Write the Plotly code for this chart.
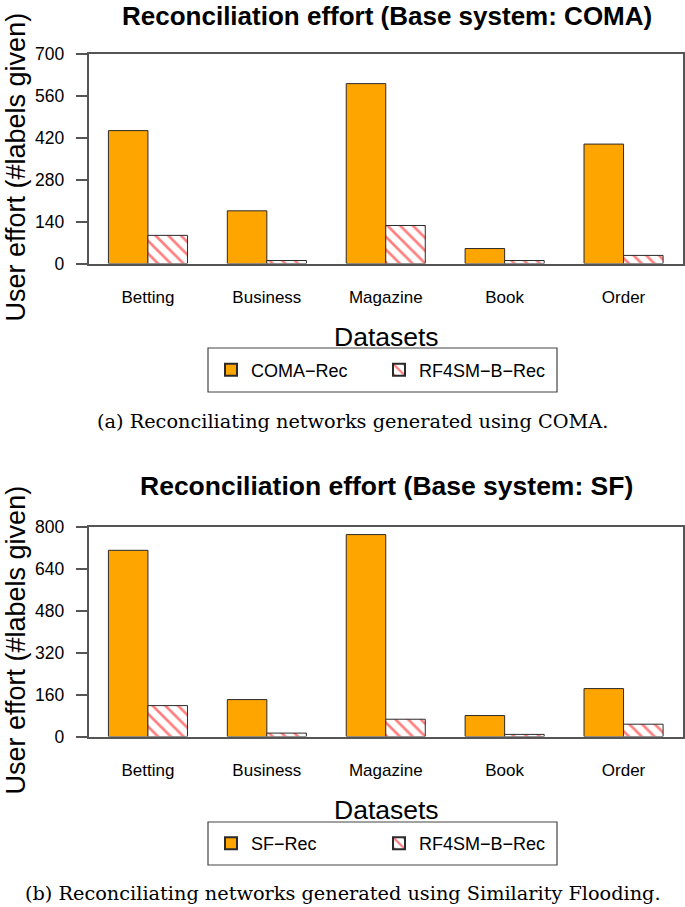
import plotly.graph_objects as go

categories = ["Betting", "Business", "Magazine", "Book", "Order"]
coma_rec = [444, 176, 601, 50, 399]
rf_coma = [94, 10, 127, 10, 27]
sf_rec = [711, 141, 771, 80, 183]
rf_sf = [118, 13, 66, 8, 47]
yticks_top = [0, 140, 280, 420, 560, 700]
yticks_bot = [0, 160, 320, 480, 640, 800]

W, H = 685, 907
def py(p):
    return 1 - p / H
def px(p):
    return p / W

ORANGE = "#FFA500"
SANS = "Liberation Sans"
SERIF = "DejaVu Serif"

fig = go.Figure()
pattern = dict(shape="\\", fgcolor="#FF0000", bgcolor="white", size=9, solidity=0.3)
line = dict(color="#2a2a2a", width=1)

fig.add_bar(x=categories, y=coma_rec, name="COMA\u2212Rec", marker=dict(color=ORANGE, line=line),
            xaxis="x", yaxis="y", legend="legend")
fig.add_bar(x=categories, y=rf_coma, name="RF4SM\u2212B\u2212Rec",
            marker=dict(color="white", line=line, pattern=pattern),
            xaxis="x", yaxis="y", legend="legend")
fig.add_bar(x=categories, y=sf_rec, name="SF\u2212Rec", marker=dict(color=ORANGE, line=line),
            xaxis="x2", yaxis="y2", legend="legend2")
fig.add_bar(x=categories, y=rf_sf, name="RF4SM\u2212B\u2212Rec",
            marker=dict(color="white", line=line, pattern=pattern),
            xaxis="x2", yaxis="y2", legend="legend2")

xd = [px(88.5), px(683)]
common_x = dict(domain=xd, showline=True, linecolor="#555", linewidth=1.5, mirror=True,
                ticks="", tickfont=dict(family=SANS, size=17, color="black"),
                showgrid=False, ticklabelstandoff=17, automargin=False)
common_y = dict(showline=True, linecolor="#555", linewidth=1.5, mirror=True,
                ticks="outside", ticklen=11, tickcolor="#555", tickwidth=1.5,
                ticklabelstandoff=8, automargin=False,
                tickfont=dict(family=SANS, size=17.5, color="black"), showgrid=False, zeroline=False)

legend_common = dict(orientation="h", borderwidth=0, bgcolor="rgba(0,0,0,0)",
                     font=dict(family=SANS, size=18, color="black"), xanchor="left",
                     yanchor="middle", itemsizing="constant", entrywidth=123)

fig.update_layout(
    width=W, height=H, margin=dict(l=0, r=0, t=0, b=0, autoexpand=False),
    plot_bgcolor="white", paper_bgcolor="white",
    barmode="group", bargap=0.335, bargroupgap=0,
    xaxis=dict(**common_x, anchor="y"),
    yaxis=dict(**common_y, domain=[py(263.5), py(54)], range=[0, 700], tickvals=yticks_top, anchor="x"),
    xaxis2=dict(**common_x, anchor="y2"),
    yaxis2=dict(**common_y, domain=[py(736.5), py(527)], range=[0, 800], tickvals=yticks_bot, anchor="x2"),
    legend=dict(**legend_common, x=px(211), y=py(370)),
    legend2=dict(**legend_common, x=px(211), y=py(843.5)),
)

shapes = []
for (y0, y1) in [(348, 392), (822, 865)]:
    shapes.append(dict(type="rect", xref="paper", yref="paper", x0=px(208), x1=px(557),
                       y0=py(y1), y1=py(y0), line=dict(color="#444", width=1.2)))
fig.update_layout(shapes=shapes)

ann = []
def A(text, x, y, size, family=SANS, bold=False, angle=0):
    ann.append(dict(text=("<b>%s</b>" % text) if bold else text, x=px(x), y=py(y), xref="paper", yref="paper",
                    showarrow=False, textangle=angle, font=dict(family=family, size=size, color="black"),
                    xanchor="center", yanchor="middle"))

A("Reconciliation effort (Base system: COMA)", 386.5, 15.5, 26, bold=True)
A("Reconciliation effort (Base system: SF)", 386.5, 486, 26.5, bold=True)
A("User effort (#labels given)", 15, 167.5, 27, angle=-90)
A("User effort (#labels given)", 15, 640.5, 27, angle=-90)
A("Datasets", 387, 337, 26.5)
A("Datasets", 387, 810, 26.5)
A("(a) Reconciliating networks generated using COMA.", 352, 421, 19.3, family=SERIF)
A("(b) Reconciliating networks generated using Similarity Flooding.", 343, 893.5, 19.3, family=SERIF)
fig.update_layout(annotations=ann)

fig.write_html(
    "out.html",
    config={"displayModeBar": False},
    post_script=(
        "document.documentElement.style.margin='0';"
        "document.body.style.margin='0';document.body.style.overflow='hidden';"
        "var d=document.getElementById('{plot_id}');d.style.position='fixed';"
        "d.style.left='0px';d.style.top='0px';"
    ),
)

Your objective:
Write out the material above once more, exactly as it reads, with no pictures.

The solution:
Write the Plotly code for this chart.
import plotly.graph_objects as go

categories = ["Betting", "Business", "Magazine", "Book", "Order"]
coma_rec = [444, 176, 601, 50, 399]
rf_coma = [94, 10, 127, 10, 27]
sf_rec = [711, 141, 771, 80, 183]
rf_sf = [118, 13, 66, 8, 47]
yticks_top = [0, 140, 280, 420, 560, 700]
yticks_bot = [0, 160, 320, 480, 640, 800]

W, H = 685, 907
def py(p):
    return 1 - p / H
def px(p):
    return p / W

ORANGE = "#FFA500"
SANS = "Liberation Sans"
SERIF = "DejaVu Serif"

fig = go.Figure()
pattern = dict(shape="\\", fgcolor="#FF0000", bgcolor="white", size=9, solidity=0.3)
line = dict(color="#2a2a2a", width=1)

fig.add_bar(x=categories, y=coma_rec, name="COMA\u2212Rec", marker=dict(color=ORANGE, line=line),
            xaxis="x", yaxis="y", legend="legend")
fig.add_bar(x=categories, y=rf_coma, name="RF4SM\u2212B\u2212Rec",
            marker=dict(color="white", line=line, pattern=pattern),
            xaxis="x", yaxis="y", legend="legend")
fig.add_bar(x=categories, y=sf_rec, name="SF\u2212Rec", marker=dict(color=ORANGE, line=line),
            xaxis="x2", yaxis="y2", legend="legend2")
fig.add_bar(x=categories, y=rf_sf, name="RF4SM\u2212B\u2212Rec",
            marker=dict(color="white", line=line, pattern=pattern),
            xaxis="x2", yaxis="y2", legend="legend2")

xd = [px(88.5), px(683)]
common_x = dict(domain=xd, showline=True, linecolor="#555", linewidth=1.5, mirror=True,
                ticks="", tickfont=dict(family=SANS, size=17, color="black"),
                showgrid=False, ticklabelstandoff=17, automargin=False)
common_y = dict(showline=True, linecolor="#555", linewidth=1.5, mirror=True,
                ticks="outside", ticklen=11, tickcolor="#555", tickwidth=1.5,
                ticklabelstandoff=8, automargin=False,
                tickfont=dict(family=SANS, size=17.5, color="black"), showgrid=False, zeroline=False)

legend_common = dict(orientation="h", borderwidth=0, bgcolor="rgba(0,0,0,0)",
                     font=dict(family=SANS, size=18, color="black"), xanchor="left",
                     yanchor="middle", itemsizing="constant", entrywidth=123)

fig.update_layout(
    width=W, height=H, margin=dict(l=0, r=0, t=0, b=0, autoexpand=False),
    plot_bgcolor="white", paper_bgcolor="white",
    barmode="group", bargap=0.335, bargroupgap=0,
    xaxis=dict(**common_x, anchor="y"),
    yaxis=dict(**common_y, domain=[py(263.5), py(54)], range=[0, 700], tickvals=yticks_top, anchor="x"),
    xaxis2=dict(**common_x, anchor="y2"),
    yaxis2=dict(**common_y, domain=[py(736.5), py(527)], range=[0, 800], tickvals=yticks_bot, anchor="x2"),
    legend=dict(**legend_common, x=px(211), y=py(370)),
    legend2=dict(**legend_common, x=px(211), y=py(843.5)),
)

shapes = []
for (y0, y1) in [(348, 392), (822, 865)]:
    shapes.append(dict(type="rect", xref="paper", yref="paper", x0=px(208), x1=px(557),
                       y0=py(y1), y1=py(y0), line=dict(color="#444", width=1.2)))
fig.update_layout(shapes=shapes)

ann = []
def A(text, x, y, size, family=SANS, bold=False, angle=0):
    ann.append(dict(text=("<b>%s</b>" % text) if bold else text, x=px(x), y=py(y), xref="paper", yref="paper",
                    showarrow=False, textangle=angle, font=dict(family=family, size=size, color="black"),
                    xanchor="center", yanchor="middle"))

A("Reconciliation effort (Base system: COMA)", 386.5, 15.5, 26, bold=True)
A("Reconciliation effort (Base system: SF)", 386.5, 486, 26.5, bold=True)
A("User effort (#labels given)", 15, 167.5, 27, angle=-90)
A("User effort (#labels given)", 15, 640.5, 27, angle=-90)
A("Datasets", 387, 337, 26.5)
A("Datasets", 387, 810, 26.5)
A("(a) Reconciliating networks generated using COMA.", 352, 421, 19.3, family=SERIF)
A("(b) Reconciliating networks generated using Similarity Flooding.", 343, 893.5, 19.3, family=SERIF)
fig.update_layout(annotations=ann)

fig.write_html(
    "out.html",
    config={"displayModeBar": False},
    post_script=(
        "document.documentElement.style.margin='0';"
        "document.body.style.margin='0';document.body.style.overflow='hidden';"
        "var d=document.getElementById('{plot_id}');d.style.position='fixed';"
        "d.style.left='0px';d.style.top='0px';"
    ),
)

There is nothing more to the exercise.